I have several "Zen friends": those women whose spirit is a mixture of radiant intuition and creative soulfulness. Fendell and Krista are two of these friends. Four years ago, 7 of us - (including these two Zen friends I mention) - in one of my art classes, got the inclination to work on a collective art image as a response piece that was inspired by Pinkola Estes’ book, Women Who Run with the Wolves.
As the leader/facilitator of the group, I did not have any predisposed intentions about how it would turn out; I merely had faith, trust and an inner sense that the art work would not only become a finished product, (and to an art therapist, this is often secondary), the process of how 14 hands touched, worked, blended, paused, painted, collaborated, and sprinkled our creative strengths, would reveal great insight to us. And of course, it did.
The story of the wolf woman, La Loba, speaks of the transformative nature of a wild woman: “is the far-seer, she is a deep listener, she is loyal heart . . . she is the voice that says, ‘This way, this way.”
Through our painting, we chose to use symbolic imagery and story to portray La Loba. In the first image, the wolf is depicted in the lower right corner; strata of desert (dryness of life force) are adjacent on the left corner, a butterfly symbolizing the transformative process is in the upper right, and the moon as a feminine representation, is in the left center. The intention (which we discussed post-completion) of our unspoken artistic message was to convey the feeling of a fragmented female soul or spirit in search of alignment with the wolf (strength).
The magic that I believe always happens within the art therapy process is that unconscious symbols and meanings reveal themselves, in either the art process - (the actual doing of the art) - or the art work itself. Often times, it is both.
When we had finished the painting, we turned it upside down; we often do this during the stages of painting. What appeared to the group was a fragmented woman. The butterfly wings on its reverse view had become the old woman, and none of us had consciously thought to paint a woman.
Without talking, we had painted silently; never discussing who should paint what, where. Like the wolf pack, respect for space was unspoken, and a trust and faith that the creative process would lead the way was implicit.
Last week’s Coach Poppy newsletter gave voice to leadership; this newsletter does as well. There are so many ways in which we are all leaders, for we bring unique creative talents and strengths to the table, whether in the board room, the class room, or the family room. I believe it is within the quiet space of recognition where those strengths can manifest, that we really shine and grow as creative leaders and collaborators.

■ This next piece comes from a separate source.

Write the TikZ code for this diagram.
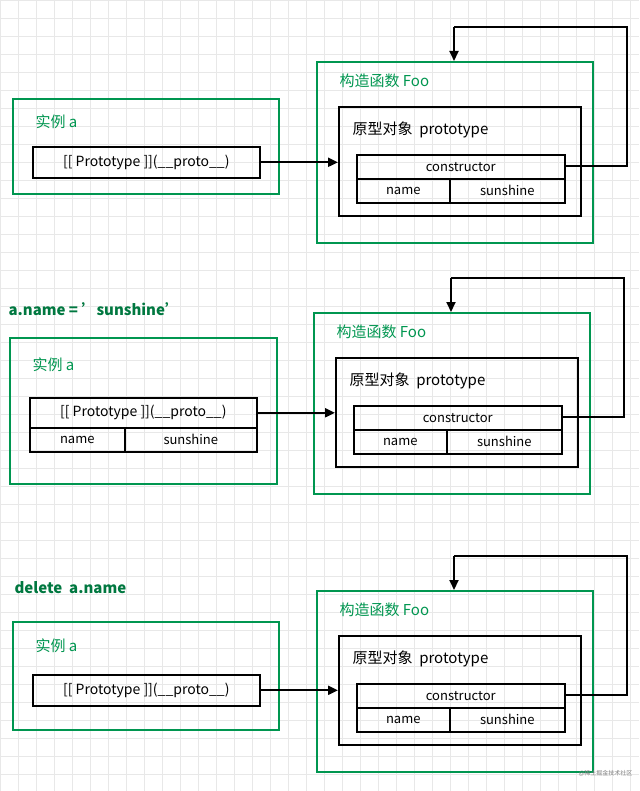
\documentclass[tikz,border=0pt]{standalone}
\usepackage{fontspec}
\setmainfont{Noto Sans CJK SC}
\usetikzlibrary{arrows.meta}
\definecolor{grn}{RGB}{0,150,80}
\definecolor{grd}{RGB}{232,232,232}
\tikzset{
  gbox/.style={draw=grn,line width=2pt,anchor=north west,inner sep=0pt},
  bbox/.style={draw=black,line width=2pt,anchor=north west,inner sep=0pt},
  cell/.style={draw=black,line width=1.6pt,anchor=north west,inner sep=0pt,font=\fontsize{13}{13}\selectfont},
  glab/.style={text=grn,anchor=west,font=\fontsize{15}{15}\selectfont},
  klab/.style={anchor=west,font=\fontsize{15}{15}\selectfont},
  conn/.style={line width=2pt,-{Triangle[length=10pt,width=9pt]}},
}
% #1 suffix, #2 dx, #3 dy (offsets relative to panel 1)
\newcommand\fooside[3]{%
  \begin{scope}[shift={(#2,#3)}]
  \node[gbox,minimum width=276pt,minimum height=181pt] (foo#1) at (316,61) {};
  \node[glab] (foolab#1) at (336,81) {构造函数 Foo};
  \node[bbox,minimum width=242pt,minimum height=109pt] (pro#1) at (338,106) {};
  \node[klab] (prolab#1) at (349,130) {原型对象~ prototype};
  \node[cell,minimum width=208pt,minimum height=24pt] (con#1) at (356,154) {constructor};
  \node[cell,minimum width=93pt,minimum height=24pt] (pn#1) at (356,178) {name};
  \node[cell,minimum width=115pt,minimum height=24pt] (pv#1) at (449,178) {sunshine};
  \coordinate (lr#1) at (627,166);
  \coordinate (lt#1) at (627,27);
  \coordinate (lf#1) at (454,27);
  \coordinate (ld#1) at (454,61);
  \end{scope}
  \draw[line width=2pt] (con#1.east|-lr#1) -- (lr#1) -- (lt#1) -- (lf#1);
  \draw[conn] (lf#1) -- (ld#1);
}
\begin{document}
\begin{tikzpicture}[x=1pt,y=-1pt]
\fill[white] (0,0) rectangle (639,791);
\useasboundingbox (0,0) rectangle (639,791);
\foreach \i in {0,...,35} {\draw[grd,line width=0.8pt] (\i*18,0) -- (\i*18,791);}
\foreach \i in {0,...,44} {\draw[grd,line width=0.8pt] (0,\i*18) -- (639,\i*18);}
% panel 1
\fooside{A}{0}{0}
\node[gbox,minimum width=266pt,minimum height=95pt] (ia) at (12,98) {};
\node[glab] (ialab) at (32,122) {实例 a};
\node[cell,minimum width=227pt,minimum height=31pt,font=\fontsize{14}{14}\selectfont] (pa) at (32,146) {[[ Prototype ]](\_\_proto\_\_)};
\draw[conn] (pa.east) -- (pa.east-|proA.west);
% panel 2
\node[anchor=west,font=\bfseries\fontsize{15}{15}\selectfont,text=grn!80!black] (t2) at (5,309) {a.name = 'sunshine'};
\fooside{B}{-3}{251}
\node[gbox,minimum width=267pt,minimum height=146pt] (ib) at (9,337) {};
\node[glab] (iblab) at (29,365) {实例 a};
\node[cell,minimum width=227pt,minimum height=30pt,font=\fontsize{14}{14}\selectfont] (pb) at (29,397) {[[ Prototype ]](\_\_proto\_\_)};
\node[cell,minimum width=95pt,minimum height=24pt] (bn) at (29,427) {name};
\node[cell,minimum width=132pt,minimum height=24pt] (bv) at (124,427) {sunshine};
\draw[conn] (pb.east) -- (pb.east-|proB.west);
% panel 3
\node[anchor=west,font=\bfseries\fontsize{15}{15}\selectfont,text=grn!80!black] (t3) at (11,588) {delete~ a.name};
\fooside{C}{0}{529}
\node[gbox,minimum width=266pt,minimum height=108pt] (ic) at (12,621) {};
\node[glab] (iclab) at (32,646) {实例 a};
\node[cell,minimum width=227pt,minimum height=31pt,font=\fontsize{14}{14}\selectfont] (pc) at (32,674) {[[ Prototype ]](\_\_proto\_\_)};
\draw[conn] (pc.east) -- (pc.east-|proC.west);
\node[anchor=east,text=gray,font=\fontsize{6}{6}\selectfont] (wm) at (636,773) {@稀土掘金技术社区};
\end{tikzpicture}
\end{document}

In yesterday’s, Art of Leadership class with high schoolers, I witnessed beautiful collaboration among the group. In drawing a visual representation to underscore and reflect our wolf leadership story, "Wisdom of Wolves," the students shared that they were touched by words which they could relate to in their own lives: “Every wolf has his own voice. Every wolf respects the voice of every other wolf.”
“The Great Spirit gave us two ears and one tongue so we can
listen twice as much as we speak.”– Native American Proverb
Listening and witnessing: What can we do today, to truly listen to, and empower our co-worker, our colleague, our client, our peer, our classmate, our friend, our loved ones, our mate, our child, our friend, so that his/her strengths will be open to revelation for all to behold?